The Hollywood muckraker Moore even went radio silent when contacted by The Post for comment, while the latest data revealed an expanding economy firing on all cylinders — wages rising and unemployment claims at a 50-year low. On Tuesday, the Dow skyrocketed 150 points, catapulting the index to 26,634.96.

On Friday the gross domestic product showed a 3.2 percent annual growth rate for the first quarter of 2019.

“Paul Krugman, of the Fake News New York Times, has lost all credibility, as has the Times itself, with his false and highly inaccurate writings on me,” Trump tweeted last week, in a swipe at the Nobel laureate and columnist. “He is obsessed with hatred, just as others are obsessed with how stupid he is. He said Market would crash, Only Record Highs!”

Since Trump’s election as president in November 2016, Krugman has been a persistent scoffer, predicting early on that a Trump presidency would probably plunge the globe into recession.

And while Krugman reminded The Post that he “retracted that recession call three days later,” he has remained a relentless Trump attack dog. His ire is now focused on the Russian collusion.

“A hostile foreign power intervened in the presidential election, hoping to install Donald Trump in the White House,” he wrote.

Moore had no comment last week when asked about his August 2017 outburst, when he warned investors “not to invest in the stock market, not now. Way too dangerous.”
Krugman and Moore are not alone.

Bryan Riley, director of the National Taxpayers Union’s Free Trade Initiative, in a blistering letter signed by over 1,000 economists — 14 of them Nobel winners — last year warned that Trump, and his nemesis Bernie Sanders, had dangerously raised the heat against free trade ahead of the last election.

“We were very concerned about some of the trade policies. … Hopefully, some good news comes out that allows us to not impose tariffs,” Riley now says.

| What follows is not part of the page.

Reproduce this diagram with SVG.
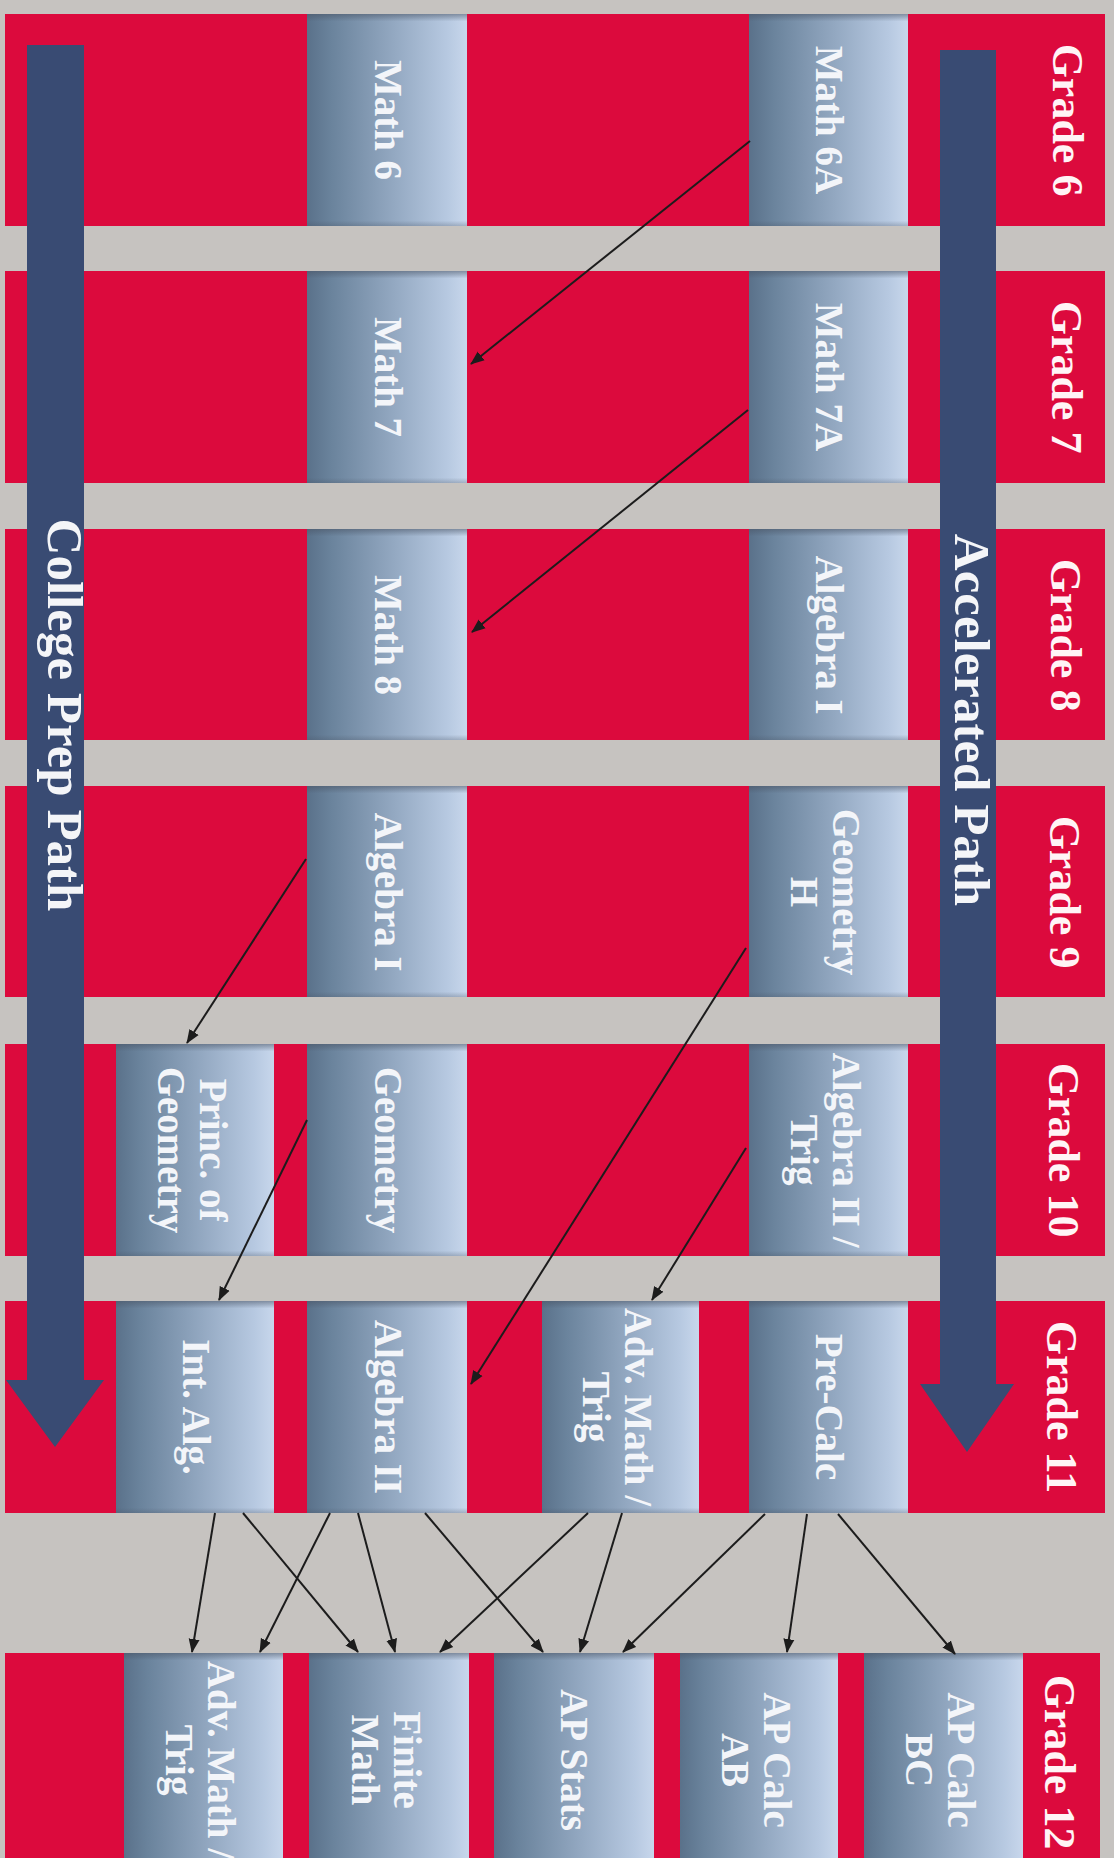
<svg xmlns="http://www.w3.org/2000/svg" width="1114" height="1858" viewBox="0 0 1114 1858">
  <style>
    .band { fill: #dc0a3d; }
    .box { fill: url(#boxg); }
    .shade { fill: url(#shadeg); }
    .lbl { font-family: "Liberation Serif", "Times New Roman", serif; font-weight: bold; font-size: 39px; fill: #f3f5f9; text-anchor: middle; }
    .grade { font-family: "Liberation Serif", "Times New Roman", serif; font-weight: bold; font-size: 44px; fill: #fff4f6; text-anchor: middle; }
    .path { font-family: "Liberation Serif", "Times New Roman", serif; font-weight: bold; font-size: 51px; fill: #f4f5f8; text-anchor: middle; }
    .bar { fill: #394b73; }
    .conn { stroke: #1c1c1c; stroke-width: 2; fill: none; marker-end: url(#ah); }
  </style>
  <defs>
    <linearGradient id="boxg" x1="0" y1="0" x2="1" y2="0">
      <stop offset="0" stop-color="#5a718a"/>
      <stop offset="0.15" stop-color="#6a839c"/>
      <stop offset="0.55" stop-color="#94a9c2"/>
      <stop offset="0.88" stop-color="#b7c9e1"/>
      <stop offset="1" stop-color="#c8d7ec"/>
    </linearGradient>
    <linearGradient id="shadeg" x1="0" y1="0" x2="0" y2="1">
      <stop offset="0" stop-color="#4a5566" stop-opacity="0.55"/>
      <stop offset="0.035" stop-color="#4a5566" stop-opacity="0"/>
      <stop offset="0.975" stop-color="#4a5566" stop-opacity="0"/>
      <stop offset="1" stop-color="#4a5566" stop-opacity="0.3"/>
    </linearGradient>
    <marker id="ah" markerUnits="userSpaceOnUse" markerWidth="14" markerHeight="12" refX="13" refY="6" orient="auto" viewBox="0 0 14 12">
      <path d="M0,0.5 L14,6 L0,11.5 z" fill="#1c1c1c"/>
    </marker>
  </defs>

  <rect x="0" y="0" width="1114" height="1858" fill="#c6c3c0"/>

  <!-- grade bands -->
  <g id="bands">
    <rect class="band" x="5" y="14" width="1100" height="212"/>
    <rect class="band" x="5" y="271" width="1100" height="212"/>
    <rect class="band" x="5" y="529" width="1100" height="211"/>
    <rect class="band" x="5" y="786" width="1100" height="211"/>
    <rect class="band" x="5" y="1044" width="1100" height="212"/>
    <rect class="band" x="5" y="1301" width="1100" height="212"/>
    <rect class="band" x="5" y="1653" width="1095" height="215"/>
  </g>

  <!-- path arrows -->
  <g id="path-accelerated">
    <polygon class="bar" points="940,50 996,50 996,1384 1014,1384 967,1452 920,1384 940,1384"/>
    <text class="path" transform="translate(955,720) rotate(90)">Accelerated Path</text>
  </g>
  <g id="path-collegeprep">
    <polygon class="bar" points="27,45 84,45 84,1380 104,1380 55,1447 6,1380 27,1380"/>
    <text class="path" transform="translate(48,715) rotate(90)">College Prep Path</text>
  </g>

  <!-- grade labels -->
  <g id="grade-labels">
    <text class="grade" transform="translate(1053,120) rotate(90)">Grade 6</text>
    <text class="grade" transform="translate(1052,377) rotate(90)">Grade 7</text>
    <text class="grade" transform="translate(1051,635) rotate(90)">Grade 8</text>
    <text class="grade" transform="translate(1050,892) rotate(90)">Grade 9</text>
    <text class="grade" transform="translate(1049,1150) rotate(90)">Grade 10</text>
    <text class="grade" transform="translate(1047,1407) rotate(90)">Grade 11</text>
    <text class="grade" transform="translate(1045,1762) rotate(90)">Grade 12</text>
  </g>

  <!-- Grade 6 -->
  <g id="math6">
    <rect class="box" x="307" y="14" width="160" height="212"/><rect class="shade" x="307" y="14" width="160" height="212"/>
    <text class="lbl" transform="translate(375,120) rotate(90)">Math 6</text>
  </g>
  <g id="math6a">
    <rect class="box" x="749" y="14" width="159" height="212"/><rect class="shade" x="749" y="14" width="159" height="212"/>
    <text class="lbl" transform="translate(816,120) rotate(90)">Math 6A</text>
  </g>

  <!-- Grade 7 -->
  <g id="math7">
    <rect class="box" x="307" y="271" width="160" height="212"/><rect class="shade" x="307" y="271" width="160" height="212"/>
    <text class="lbl" transform="translate(375,377) rotate(90)">Math 7</text>
  </g>
  <g id="math7a">
    <rect class="box" x="749" y="271" width="159" height="212"/><rect class="shade" x="749" y="271" width="159" height="212"/>
    <text class="lbl" transform="translate(816,377) rotate(90)">Math 7A</text>
  </g>

  <!-- Grade 8 -->
  <g id="math8">
    <rect class="box" x="307" y="529" width="160" height="211"/><rect class="shade" x="307" y="529" width="160" height="211"/>
    <text class="lbl" transform="translate(375,635) rotate(90)">Math 8</text>
  </g>
  <g id="algebra1-acc">
    <rect class="box" x="749" y="529" width="159" height="211"/><rect class="shade" x="749" y="529" width="159" height="211"/>
    <text class="lbl" transform="translate(816,635) rotate(90)">Algebra I</text>
  </g>

  <!-- Grade 9 -->
  <g id="algebra1-cp">
    <rect class="box" x="307" y="786" width="160" height="211"/><rect class="shade" x="307" y="786" width="160" height="211"/>
    <text class="lbl" transform="translate(375,892) rotate(90)">Algebra I</text>
  </g>
  <g id="geometry-h">
    <rect class="box" x="749" y="786" width="159" height="211"/><rect class="shade" x="749" y="786" width="159" height="211"/>
    <text class="lbl" transform="translate(833,892) rotate(90)"><tspan x="0" y="0">Geometry</tspan><tspan x="0" y="42">H</tspan></text>
  </g>

  <!-- Grade 10 -->
  <g id="princ-geometry">
    <rect class="box" x="116" y="1044" width="158" height="212"/><rect class="shade" x="116" y="1044" width="158" height="212"/>
    <text class="lbl" transform="translate(200,1150) rotate(90)"><tspan x="0" y="0">Princ. of</tspan><tspan x="0" y="42">Geometry</tspan></text>
  </g>
  <g id="geometry">
    <rect class="box" x="307" y="1044" width="160" height="212"/><rect class="shade" x="307" y="1044" width="160" height="212"/>
    <text class="lbl" transform="translate(375,1150) rotate(90)">Geometry</text>
  </g>
  <g id="algebra2-trig">
    <rect class="box" x="749" y="1044" width="159" height="212"/><rect class="shade" x="749" y="1044" width="159" height="212"/>
    <text class="lbl" transform="translate(833,1150) rotate(90)"><tspan x="0" y="0">Algebra II /</tspan><tspan x="0" y="42">Trig</tspan></text>
  </g>

  <!-- Grade 11 -->
  <g id="int-alg">
    <rect class="box" x="116" y="1301" width="158" height="212"/><rect class="shade" x="116" y="1301" width="158" height="212"/>
    <text class="lbl" transform="translate(183,1407) rotate(90)">Int. Alg.</text>
  </g>
  <g id="algebra2">
    <rect class="box" x="307" y="1301" width="160" height="212"/><rect class="shade" x="307" y="1301" width="160" height="212"/>
    <text class="lbl" transform="translate(375,1407) rotate(90)">Algebra II</text>
  </g>
  <g id="adv-math-11">
    <rect class="box" x="542" y="1301" width="157" height="212"/><rect class="shade" x="542" y="1301" width="157" height="212"/>
    <text class="lbl" transform="translate(625,1407) rotate(90)"><tspan x="0" y="0">Adv. Math /</tspan><tspan x="0" y="42">Trig</tspan></text>
  </g>
  <g id="pre-calc">
    <rect class="box" x="749" y="1301" width="159" height="212"/><rect class="shade" x="749" y="1301" width="159" height="212"/>
    <text class="lbl" transform="translate(816,1407) rotate(90)">Pre-Calc</text>
  </g>

  <!-- Grade 12 -->
  <g id="adv-math-12">
    <rect class="box" x="124" y="1653" width="159" height="215"/><rect class="shade" x="124" y="1653" width="159" height="215"/>
    <text class="lbl" transform="translate(208,1760) rotate(90)"><tspan x="0" y="0">Adv. Math /</tspan><tspan x="0" y="42">Trig</tspan></text>
  </g>
  <g id="finite-math">
    <rect class="box" x="309" y="1653" width="160" height="215"/><rect class="shade" x="309" y="1653" width="160" height="215"/>
    <text class="lbl" transform="translate(394,1760) rotate(90)"><tspan x="0" y="0">Finite</tspan><tspan x="0" y="42">Math</tspan></text>
  </g>
  <g id="ap-stats">
    <rect class="box" x="494" y="1653" width="160" height="215"/><rect class="shade" x="494" y="1653" width="160" height="215"/>
    <text class="lbl" transform="translate(561,1760) rotate(90)">AP Stats</text>
  </g>
  <g id="ap-calc-ab">
    <rect class="box" x="680" y="1653" width="158" height="215"/><rect class="shade" x="680" y="1653" width="158" height="215"/>
    <text class="lbl" transform="translate(764,1760) rotate(90)"><tspan x="0" y="0">AP Calc</tspan><tspan x="0" y="42">AB</tspan></text>
  </g>
  <g id="ap-calc-bc">
    <rect class="box" x="864" y="1653" width="159" height="215"/><rect class="shade" x="864" y="1653" width="159" height="215"/>
    <text class="lbl" transform="translate(948,1760) rotate(90)"><tspan x="0" y="0">AP Calc</tspan><tspan x="0" y="42">BC</tspan></text>
  </g>

  <!-- connectors -->
  <g id="connectors">
    <line class="conn" x1="750" y1="141" x2="471" y2="364"/>
    <line class="conn" x1="748" y1="410" x2="472" y2="632"/>
    <line class="conn" x1="306" y1="859" x2="187" y2="1043"/>
    <line class="conn" x1="746" y1="948" x2="471" y2="1384"/>
    <line class="conn" x1="307" y1="1120" x2="219" y2="1300"/>
    <line class="conn" x1="746" y1="1148" x2="652" y2="1300"/>

    <line class="conn" x1="215" y1="1513" x2="192" y2="1652"/>
    <line class="conn" x1="243" y1="1513" x2="358" y2="1652"/>
    <line class="conn" x1="330" y1="1513" x2="260" y2="1652"/>
    <line class="conn" x1="358" y1="1513" x2="395" y2="1652"/>
    <line class="conn" x1="425" y1="1513" x2="543" y2="1652"/>
    <line class="conn" x1="588" y1="1513" x2="440" y2="1652"/>
    <line class="conn" x1="622" y1="1513" x2="580" y2="1652"/>
    <line class="conn" x1="765" y1="1514" x2="623" y2="1652"/>
    <line class="conn" x1="807" y1="1514" x2="787" y2="1652"/>
    <line class="conn" x1="838" y1="1514" x2="955" y2="1654"/>
  </g>
</svg>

And the there is then-HSBC chief US economist, Kevin Logan, wrote in a client note in November 2016 that Trump’s economic policies “would likely put the economy into a recession after a year or two.”

Another economist seemed to change his tune.

“Deregulation, tax reform and the budget deals have propelled the economy forward since 2017,” said Douglas Holtz-Eakin, president of the American Action Forum. “If headwinds from trade wars and government shutdowns are put in the rearview mirror, the economy can continue to grow robustly.”